The bare filing of a declaratory statement to pre-empt those lands, unless the declarant were shown to be a qualified preemptor, and to have complied with the law upon the subject, would not prevail against such a grant. In this case the grant to the railroad company included the land in question: but if it were found to have been granted, sold, reserved, occupied by a homestead settler, pre-empted, or otherwise disposed of, then other lands were to be selected by the company in lieu thereof. Was the land shown to have been pre-empted prior to the grant? This question must be kept in view in determining the case, and it turns entirely upon the meaning of the term “ pre-empted ” as used in the grant. Boss did not complete his title to the land. His filing is shown to have been declared abandoned August 18, 1870, but at what time it was abandoned does not appear. It seems to me that it cannot reasonably be claimed that he pre-empted the land, or that he did more than to attempt to pre-empt it.

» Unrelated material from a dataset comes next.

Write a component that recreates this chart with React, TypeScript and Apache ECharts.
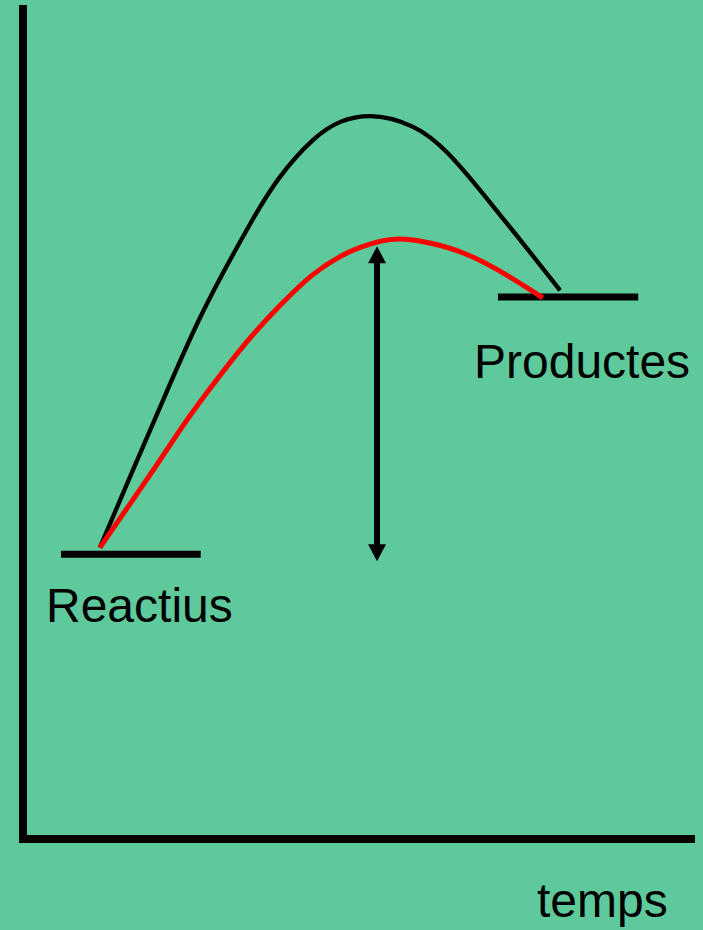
import React, { useEffect, useRef } from "react";
import * as echarts from "echarts";

// Energy diagram: x = temps (0-100), y = energia (0-100)
const blackCurve: number[][] = [
  [11.5, 35.1], [19.0, 49.2], [26.5, 62.8], [34.0, 74.1], [38.5, 79.8],
  [43.4, 84.2], [47.5, 86.4], [52.0, 87.1], [58.4, 85.8], [63.5, 82.7],
  [71.4, 75.2], [80.4, 66.1],
];
const redCurve: number[][] = [
  [11.5, 35.1], [19.8, 44.8], [24.3, 50.2], [28.4, 54.7], [33.5, 59.9],
  [38.5, 64.3], [43.4, 68.0], [48.5, 70.6], [53.4, 72.0], [56.4, 72.3],
  [60.9, 71.8], [65.9, 70.6], [71.0, 68.6], [77.8, 65.2],
];
const reactantLevel: number[][] = [[5.7, 34.3], [26.6, 34.3]];
const productLevel: number[][] = [[71.1, 65.3], [92.1, 65.3]];
const arrowX = 53.0;
const arrowEnds: number[] = [70.4, 34.5];
const labels = ["Reactius", "Productes", "temps"];

export default function App() {
  const ref = useRef<HTMLDivElement>(null);
  useEffect(() => {
    if (!ref.current) return;
    const chart = echarts.init(ref.current, undefined, { renderer: "svg" });
    const font = '48px "Liberation Sans", Arial, sans-serif';
    chart.setOption({
      animation: false,
      backgroundColor: "#5EC99B",
      grid: { left: 23, top: 9, width: 668, height: 830 },
      xAxis: {
        type: "value", min: 0, max: 100,
        axisLine: { show: true, onZero: false, lineStyle: { color: "#000", width: 8, cap: "square" } },
        axisTick: { show: false }, axisLabel: { show: false }, splitLine: { show: false },
      },
      yAxis: {
        type: "value", min: 0, max: 100,
        axisLine: { show: true, onZero: false, lineStyle: { color: "#000", width: 8, cap: "square" } },
        axisTick: { show: false }, axisLabel: { show: false }, splitLine: { show: false },
      },
      series: [
        {
          type: "line", data: reactantLevel, showSymbol: false, symbol: "none", clip: false, silent: true,
          lineStyle: { color: "#000", width: 7 },
        },
        {
          type: "line", data: productLevel, showSymbol: false, symbol: "none", clip: false, silent: true,
          lineStyle: { color: "#000", width: 7 },
        },
        {
          type: "line", data: blackCurve, smooth: 0.33, showSymbol: false, symbol: "none", clip: false, silent: true,
          lineStyle: { color: "#000", width: 4.3 },
        },
        {
          type: "line", data: redCurve, smooth: 0.3, showSymbol: false, symbol: "none", clip: false, silent: true,
          lineStyle: { color: "#FF0000", width: 5 },
        },
        {
          type: "line", data: [], silent: true,
          markLine: {
            silent: true,
            symbol: ["triangle", "triangle"],
            symbolSize: [18, 17],
            label: { show: false },
            lineStyle: { color: "#000", width: 6, type: "solid" },
            emphasis: { disabled: true },
            data: [[{ coord: [arrowX, arrowEnds[0]] }, { coord: [arrowX, arrowEnds[1]] }]],
          },
        },
      ],
      graphic: [
        { type: "text", x: 46, y: 605, style: { text: labels[0], font, fill: "#000", align: "left", verticalAlign: "middle" } },
        { type: "text", x: 474, y: 361, style: { text: labels[1], font, fill: "#000", align: "left", verticalAlign: "middle" } },
        { type: "text", x: 537, y: 900, style: { text: labels[2], font, fill: "#000", align: "left", verticalAlign: "middle" } },
      ],
    });
    return () => chart.dispose();
  }, []);
  return <div ref={ref} style={{ position: "fixed", left: 0, top: 0, width: 703, height: 930 }} />;
}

The grant does not provide that, “when any of said alternate sections or parts of sections shall be found to have been attempted to be pre-empted, other lands .... shall be selected,” etc., and unless an attempt to pre-empt and pre-empted are synonymous, the grant to the railroad company must prevail. I should be inclined to hold, however, that if Boss were shown to have possessed the requisite qualifications, and had complied with the *400conditions of the act up to the time of the grant, although he had not made his final proof and payment of the price of the land, the railroad company would not be entitled to it. But those facts should be shown with as great particularity and authenticity as is required in making final proof, in order to obtain the patent. The claimant’s ex parte declaration to the register, that he was legally qualified under the law, had complied with its provisions, and intended to claim the tract of land as a pre-emption right, would hardly be sufficient proof to bring it within the exception contained in the grant, either in a contest in the land department, or before the courts.
The petition for a rehearing should therefore be denied.